Paprocki's book approaches the teaching of CCD in this manner. It is a very readable book and offers some good practical advice. I also very much enjoyed the various anecdotes sprinkled throughout.
The book is primarily geared towards new catechists/teachers, so more seasoned teachers may not find the book as helpful. Still, I would say that even these teachers can learn a thing or two here. What I found helpful about the book is that it gave me a number of points to consider when approaching CCD, to assess what I can do differently in my teaching. I felt, in my first year of teaching CCD, that I constantly had to re-evaluate and re-assess how my classes went and to think about how I can improve.

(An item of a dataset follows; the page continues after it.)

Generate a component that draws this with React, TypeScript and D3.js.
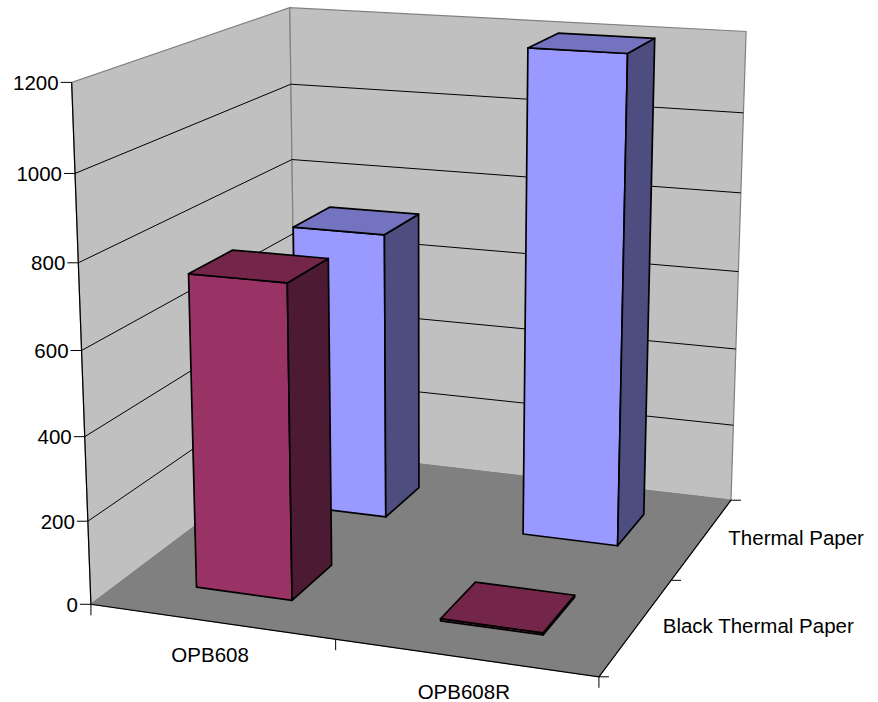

Paprocki's book certainly offered some practical tools that I felt were helpful for me.
Tools, however, are only as helpful as the one who knows how to use them. Every catechist is different, so some tools that may be helpful for some may be completely unhelpful to another. In order to be a successful teacher in general, though, you must necessarily have a level of self-knowledge, to weigh in one's gifts/talents and one's weaknesses. Without that knowledge, you might end up using a square wrench for a round socket without realizing it.
So, I think it is safe to say that some may find this book really helpful and some not so helpful. By no means is it a strictly academic work that provides an in-depth analysis in pedagogy. If you are a young CCD teacher looking for some tips, I think this would be a very helpful resource for you.